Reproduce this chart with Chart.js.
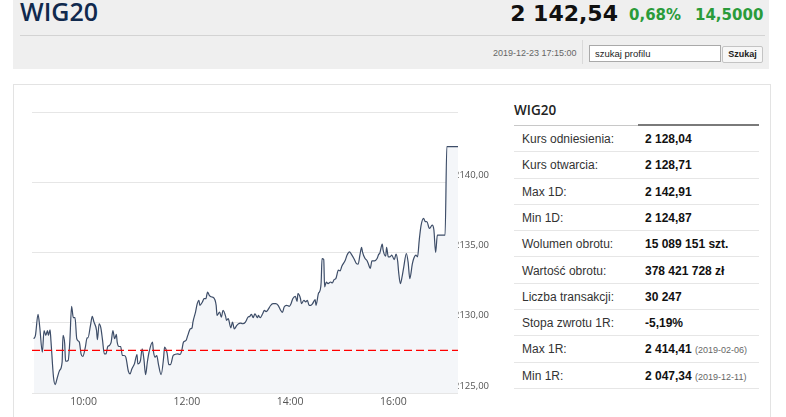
<!DOCTYPE html>
<html>
<head>
<meta charset="utf-8">
<script src="https://cdn.jsdelivr.net/npm/chart.js@4"></script>
<style>
  body { margin: 0; width: 786px; height: 417px; overflow: hidden; background: #fff; font-family: "Liberation Sans", Arial, sans-serif; position: relative; }
  .abs { position: absolute; white-space: nowrap; }
  #head { left: 13px; top: 0; width: 756px; height: 69px; background: #efefef; }
  #title { left: 20px; top: -1.5px; font: 600 25px/25px "Open Sans", sans-serif; color: #10294d; }
  #price { right: 168px; top: 3.4px; font: bold 22px/22px "DejaVu Sans", sans-serif; color: #111; }
  .chg { top: 8.3px; font: bold 15px/15px "DejaVu Sans", sans-serif; color: #2a9b3a; }
  #hline { left: 20px; top: 35px; width: 745px; height: 1px; background: #d3d3d3; }
  #date { left: 493px; top: 49.4px; font-size: 9px; line-height: 9px; color: #666; }
  #sep { left: 582px; top: 40px; width: 1px; height: 24px; background: #d9d9d9; }
  #search { left: 589px; top: 45px; width: 125px; height: 15px; border: 1px solid #a9a9a9; background: #fff; font-size: 9.5px; line-height: 15px; padding-left: 5px; box-sizing: content-box; color: #222; }
  #btn { left: 722px; top: 46px; width: 39px; height: 15px; border: 1px solid #c4c4c4; border-radius: 2px; background: #f7f7f7; font: bold 9px/15px "Liberation Sans", Arial, sans-serif; text-align: center; color: #222; }
  #box { left: 13px; top: 84px; width: 756px; height: 345px; border: 1px solid #e3e3e3; }
  #wrap { left: 13px; top: 86px; width: 492px; height: 331px; }
  #thead { left: 514px; top: 103px; font: 600 13.5px/14px "Open Sans", sans-serif; color: #222; }
  #ul1 { left: 514px; top: 124.5px; width: 124px; height: 1px; background: #c8c8c8; }
  #ul2 { left: 638px; top: 124px; width: 121px; height: 2px; background: #7a7a7a; }
  .row { left: 514px; width: 245px; height: 25.3px; border-bottom: 1px solid #e6e6e6; font-size: 12px; line-height: 26px; }
  .row .l { position: absolute; left: 8px; color: #333; }
  .row .v { position: absolute; left: 131px; color: #111; font-weight: bold; }
  .row .d { font-weight: normal; font-size: 9px; color: #666; }
</style>
</head>
<body>
<div class="abs" id="head"></div>
<div class="abs" id="title">WIG20</div>
<div class="abs" id="price">2 142,54</div>
<div class="abs chg" style="left:629px">0,68%</div>
<div class="abs chg" style="left:695px">14,5000</div>
<div class="abs" id="hline"></div>
<div class="abs" id="date">2019-12-23 17:15:00</div>
<div class="abs" id="sep"></div>
<div class="abs" id="search">szukaj profilu</div>
<div class="abs" id="btn">Szukaj</div>

<div class="abs" id="box"></div>
<div class="abs" id="wrap"><canvas id="chart"></canvas></div>

<div class="abs" id="thead">WIG20</div>
<div class="abs" id="ul1"></div>
<div class="abs" id="ul2"></div>
<div class="abs row" style="top:126px"><span class="l">Kurs odniesienia:</span><span class="v">2 128,04</span></div>
<div class="abs row" style="top:152.3px"><span class="l">Kurs otwarcia:</span><span class="v">2 128,71</span></div>
<div class="abs row" style="top:178.6px"><span class="l">Max 1D:</span><span class="v">2 142,91</span></div>
<div class="abs row" style="top:204.9px"><span class="l">Min 1D:</span><span class="v">2 124,87</span></div>
<div class="abs row" style="top:231.2px"><span class="l">Wolumen obrotu:</span><span class="v">15 089 151 szt.</span></div>
<div class="abs row" style="top:257.5px"><span class="l">Wartość obrotu:</span><span class="v">378 421 728 zł</span></div>
<div class="abs row" style="top:283.8px"><span class="l">Liczba transakcji:</span><span class="v">30 247</span></div>
<div class="abs row" style="top:310.1px"><span class="l">Stopa zwrotu 1R:</span><span class="v">-5,19%</span></div>
<div class="abs row" style="top:336.4px"><span class="l">Max 1R:</span><span class="v">2 414,41 <span class="d">(2019-02-06)</span></span></div>
<div class="abs row" style="top:362.7px"><span class="l">Min 1R:</span><span class="v">2 047,34 <span class="d">(2019-12-11)</span></span></div>

<script>
// WIG20 intraday, 2019-12-23
const times = [
  "09:02","09:04","09:07","09:09","09:12","09:14","09:16","09:18","09:19","09:21",
  "09:22","09:25","09:27","09:29","09:32","09:35","09:36","09:38","09:39","09:42",
  "09:44","09:46","09:48","09:50","09:52","09:55","09:57","09:59","10:02","10:04",
  "10:05","10:08","10:10","10:12","10:15","10:16","10:18","10:20","10:22","10:24",
  "10:26","10:28","10:30","10:32","10:34","10:36","10:38","10:39","10:41","10:43",
  "10:45","10:47","10:49","10:52","10:54","10:56","10:59","11:02","11:03","11:06",
  "11:08","11:10","11:12","11:14","11:16","11:20","11:21","11:23","11:25","11:27",
  "11:30","11:33","11:34","11:37","11:39","11:41","11:44","11:46","11:49","11:52",
  "11:54","11:56","11:59","12:01","12:04","12:06","12:07","12:10","12:12","12:14",
  "12:15","12:18","12:20","12:22","12:24","12:26","12:29","12:31","12:34","12:35",
  "12:38","12:40","12:42","12:45","12:46","12:48","12:51","12:53","12:55","12:58",
  "13:00","13:02","13:05","13:08","13:11","13:13","13:15","13:17","13:19","13:22",
  "13:23","13:25","13:28","13:30","13:32","13:35","13:37","13:40","13:43","13:46",
  "13:49","13:51","13:53","13:56","13:59","14:01","14:03","14:06","14:08","14:09",
  "14:12","14:13","14:16","14:18","14:20","14:22","14:24","14:26","14:29","14:30",
  "14:33","14:34","14:36","14:37","14:39","14:40","14:42","14:44","14:47","14:49",
  "14:51","14:53","14:56","14:58","15:00","15:04","15:06","15:09","15:11","15:14",
  "15:17","15:19","15:21","15:23","15:24","15:27","15:29","15:31","15:33","15:35",
  "15:38","15:41","15:43","15:44","15:47","15:48","15:51","15:52","15:54","15:56",
  "15:58","16:01","16:03","16:05","16:06","16:08","16:10","16:12","16:15","16:17",
  "16:19","16:22","16:24","16:26","16:28","16:30","16:32","16:35","16:37","16:39",
  "16:41","16:42","16:45","16:47","16:49","16:51","17:00","17:02","17:15"
];
const values = [
  2128.86, 2129.10, 2130.60, 2129.70, 2127.90, 2129.45, 2129.10, 2129.45, 2129.10, 2129.50,
  2128.74, 2126.12, 2125.60, 2126.00, 2126.60, 2127.20, 2129.10, 2128.50, 2127.26, 2127.31,
  2128.74, 2131.17, 2130.36, 2130.36, 2128.86, 2128.62, 2127.79, 2127.60, 2128.26, 2128.93,
  2128.93, 2129.83, 2130.45, 2130.05, 2129.45, 2128.79, 2129.93, 2129.64, 2128.74, 2127.79,
  2127.79, 2128.31, 2128.38, 2128.62, 2129.45, 2128.86, 2129.17, 2128.62, 2128.31, 2128.31,
  2127.67, 2127.67, 2127.55, 2126.55, 2126.36, 2126.71, 2127.07, 2127.74, 2127.07, 2127.31,
  2128.14, 2127.43, 2126.31, 2127.19, 2127.90, 2128.62, 2128.02, 2127.55, 2127.67, 2127.02,
  2126.31, 2127.55, 2128.26, 2127.83, 2127.02, 2127.02, 2127.67, 2127.74, 2127.79, 2127.74,
  2128.02, 2128.62, 2128.74, 2129.10, 2129.57, 2129.64, 2130.05, 2130.76, 2131.36, 2131.60,
  2131.24, 2131.48, 2131.71, 2131.71, 2132.19, 2131.95, 2131.83, 2131.79, 2131.24, 2130.52,
  2130.76, 2130.40, 2130.88, 2130.45, 2130.17, 2130.29, 2129.64, 2130.05, 2129.57, 2129.81,
  2129.93, 2129.98, 2129.93, 2130.05, 2130.40, 2130.45, 2130.60, 2130.36, 2130.64, 2130.36,
  2130.52, 2130.36, 2130.64, 2130.88, 2130.79, 2131.00, 2131.21, 2131.36, 2131.36, 2131.24,
  2130.88, 2130.74, 2131.12, 2131.24, 2131.17, 2131.36, 2131.71, 2131.88, 2131.52, 2132.07,
  2131.71, 2131.36, 2131.60, 2131.48, 2131.60, 2131.24, 2131.24, 2131.36, 2131.64, 2131.24,
  2132.12, 2132.19, 2132.90, 2134.57, 2134.50, 2132.55, 2132.90, 2132.79, 2132.90, 2132.83,
  2133.07, 2133.14, 2133.74, 2133.69, 2134.02, 2134.45, 2134.81, 2135.05, 2134.88, 2134.57,
  2134.21, 2134.17, 2134.81, 2135.36, 2135.05, 2134.57, 2134.45, 2134.17, 2133.86, 2134.40,
  2134.40, 2134.57, 2134.88, 2134.93, 2135.60, 2135.17, 2134.74, 2135.36, 2134.69, 2134.69,
  2134.81, 2134.50, 2134.88, 2134.33, 2133.62, 2132.79, 2133.26, 2133.98, 2134.93, 2134.33,
  2133.14, 2134.21, 2134.64, 2134.81, 2134.69, 2135.90, 2136.90, 2137.43, 2137.20, 2137.19,
  2136.80, 2136.71, 2136.95, 2136.60, 2135.00, 2136.24, 2136.24, 2142.54, 2142.54
];
const refLevel = 2128.04;        // kurs odniesienia
const xTicks = ["10:00", "12:00", "14:00", "16:00"];
const yTicks = [2125, 2130, 2135, 2140, 2145];
const sessionStart = "09:00", sessionEnd = "17:15";

function toMin(t) {
  const p = t.split(":");
  return (+p[0]) * 60 + (+p[1]) - 540;
}
function fmtTime(m) {
  const h = Math.floor((m + 540) / 60), mm = (m + 540) % 60;
  return h + ":" + String(mm).padStart(2, "0");
}

const ctx = document.getElementById("chart").getContext("2d");
new Chart(ctx, {
  type: "line",
  data: {
    datasets: [{
      data: times.map((t, i) => ({ x: toMin(t), y: values[i] })),
      borderColor: "#3d4d68",
      borderWidth: 1.2,
      backgroundColor: "#f4f6f9",
      fill: "start",
      pointRadius: 0,
      cubicInterpolationMode: "monotone",
      order: 1
    }, {
      data: [{ x: toMin(sessionStart), y: refLevel }, { x: toMin(sessionEnd), y: refLevel }],
      borderColor: "#ff0000",
      borderWidth: 1.3,
      borderDash: [8, 4],
      pointRadius: 0,
      fill: false,
      order: 0
    }]
  },
  options: {
    animation: false,
    responsive: true,
    maintainAspectRatio: false,
    layout: { padding: { left: 19, top: 26, right: 0, bottom: 0 } },
    plugins: { legend: { display: false }, tooltip: { enabled: false } },
    scales: {
      x: {
        type: "linear",
        min: toMin(sessionStart),
        max: toMin(sessionEnd),
        afterBuildTicks: s => { s.ticks = xTicks.map(t => ({ value: toMin(t) })); },
        afterFit: s => { s.height = 24; },
        grid: { display: false, drawTicks: false },
        border: { display: false },
        ticks: {
          callback: v => fmtTime(v),
          color: "#555",
          font: { family: "Open Sans", size: 10.5 },
          padding: 3,
          maxRotation: 0
        }
      },
      y: {
        position: "right",
        min: yTicks[0],
        max: yTicks[yTicks.length - 1],
        afterBuildTicks: s => { s.ticks = yTicks.map(v => ({ value: v })); },
        afterFit: s => { s.width = 47; s.paddingTop = 0; s.paddingBottom = 0; },
        grid: { color: "#e6e6e6", drawTicks: false },
        border: { display: false },
        ticks: {
          callback: v => v >= 2145 ? "" : v.toFixed(2).replace(".", ","),
          color: "#555",
          font: { family: "Open Sans", size: 9.5 },
          padding: -4,
          labelOffset: -7
        }
      }
    }
  }
});
</script>
</body>
</html>
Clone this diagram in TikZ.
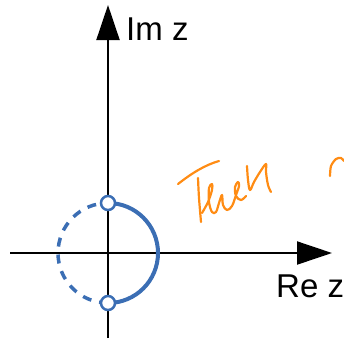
\documentclass[tikz,border=0pt]{standalone}
\usepackage{fontspec}
\setmainfont{Liberation Sans}
\usetikzlibrary{arrows.meta}
\definecolor{zblue}{RGB}{59,110,180}
\definecolor{zorange}{RGB}{255,140,20}
\begin{document}
\begin{tikzpicture}[x=1pt,y=-1pt,
  axis/.style={line width=2pt,-{Triangle[length=35pt,width=23pt]}},
  marker/.style={circle,draw=zblue,fill=white,line width=2.5pt,minimum size=14pt,inner sep=0pt},
  lbl/.style={font=\fontsize{33}{38}\selectfont,inner sep=0pt,anchor=base west},
  solidarc/.style={draw=zblue,line width=4pt},
  dasharc/.style={draw=zblue,line width=3.5pt,dash pattern=on 9pt off 8pt},
  pen/.style={draw=zorange,line width=2.2pt,line cap=round,line join=round}]
\useasboundingbox (0,0) rectangle (344,341);
\coordinate (O) at (108,253);
\coordinate (xs) at (10,253);
\coordinate (xe) at (332,253);
\coordinate (ys) at (108,338);
\coordinate (ye) at (108,5);
\draw[axis] (xs) -- (xe);
\draw[axis] (ys) -- (ye);
\coordinate (topc) at (108,203);
\coordinate (botc) at (108,303);
\draw[solidarc] (topc) arc[start angle=-90,end angle=90,radius=50];
\draw[dasharc] (botc) arc[start angle=90,end angle=270,radius=50];
\node[marker] (top) at (topc) {};
\node[marker] (bot) at (botc) {};
\node[lbl] (im) at (126,40) {Im z};
\node[lbl] (re) at (276,297) {Re z};
% handwritten scribble
\draw[pen] (178,184) .. controls (192,173) and (205,165) .. (219,161);
\draw[pen] plot[smooth] coordinates {(198,178) (199,198) (201,222)};
\draw[pen] plot[smooth,tension=0.6] coordinates {(202,213) (208,202) (212,190) (212,184) (209,188) (209,202) (212,212) (216,212) (219,203) (222,195) (223,205) (227,210) (232,206) (236,195) (239,186) (238,182) (235,187) (236,196) (241,200) (246,196)};
\draw[pen] plot[smooth,tension=0.6] coordinates {(247,166) (248,180) (250,190) (254,182) (260,172) (266,164) (266,172) (268,185) (271,192)};
\draw[pen] plot[smooth] coordinates {(330,176) (331,166) (336,159) (341,158) (344,161)};
\end{tikzpicture}
\end{document}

(TASK GOAL):
Identify every line above with the string "this" in it. Copy those lines.

(REPLY):
Reproduce this chart with Chart.js.
Clone this diagram in TikZ.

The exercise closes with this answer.